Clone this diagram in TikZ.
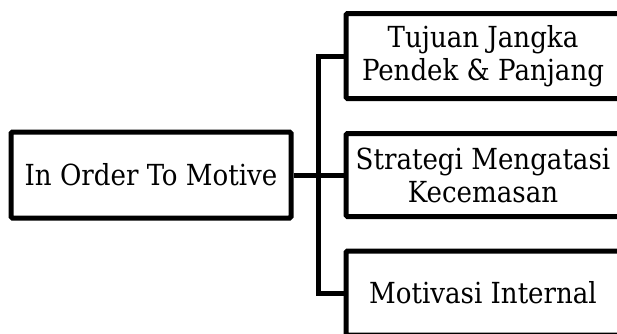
\documentclass[tikz,border=0pt]{standalone}
\usepackage{fontspec}
\setmainfont{DejaVu Serif Condensed}
\begin{document}
\begin{tikzpicture}[x=1pt,y=-1pt,
  box/.style={draw=black,line width=5pt,rounded corners=1.5pt,fill=white,
    minimum height=#1,inner sep=0pt,align=center,
    font=\fontsize{29}{33}\selectfont},
  link/.style={draw=black,line width=5pt}]
\useasboundingbox (0,0) rectangle (617,333);
\clip (0,0) rectangle (617,333);
\node[box=86pt,minimum width=280pt] (root) at (151,175) {In Order To Motive};
\node[box=85pt,minimum width=274pt] (top) at (483,56) {Tujuan Jangka\\Pendek \& Panjang};
\node[box=83pt,minimum width=274pt] (mid) at (483,175) {Strategi Mengatasi\\Kecemasan};
\node[box=84pt,minimum width=274pt] (bot) at (483,293) {Motivasi Internal};
\coordinate (tk) at (318.5,0);
\draw[link] (top.west) -- (top.west -| tk) -- (bot.west -| tk) -- (bot.west);
\draw[link] (root.east) -- (root.east -| tk);
\draw[link] (mid.west) -- (mid.west -| tk);
\end{tikzpicture}
\end{document}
--
Aim
Every line of the data above should be quoted exactly. Omit the pictures.

Result of the task
Clone this diagram in TikZ.
\documentclass[tikz,border=0pt]{standalone}
\usepackage{fontspec}
\setmainfont{DejaVu Serif Condensed}
\begin{document}
\begin{tikzpicture}[x=1pt,y=-1pt,
  box/.style={draw=black,line width=5pt,rounded corners=1.5pt,fill=white,
    minimum height=#1,inner sep=0pt,align=center,
    font=\fontsize{29}{33}\selectfont},
  link/.style={draw=black,line width=5pt}]
\useasboundingbox (0,0) rectangle (617,333);
\clip (0,0) rectangle (617,333);
\node[box=86pt,minimum width=280pt] (root) at (151,175) {In Order To Motive};
\node[box=85pt,minimum width=274pt] (top) at (483,56) {Tujuan Jangka\\Pendek \& Panjang};
\node[box=83pt,minimum width=274pt] (mid) at (483,175) {Strategi Mengatasi\\Kecemasan};
\node[box=84pt,minimum width=274pt] (bot) at (483,293) {Motivasi Internal};
\coordinate (tk) at (318.5,0);
\draw[link] (top.west) -- (top.west -| tk) -- (bot.west -| tk) -- (bot.west);
\draw[link] (root.east) -- (root.east -| tk);
\draw[link] (mid.west) -- (mid.west -| tk);
\end{tikzpicture}
\end{document}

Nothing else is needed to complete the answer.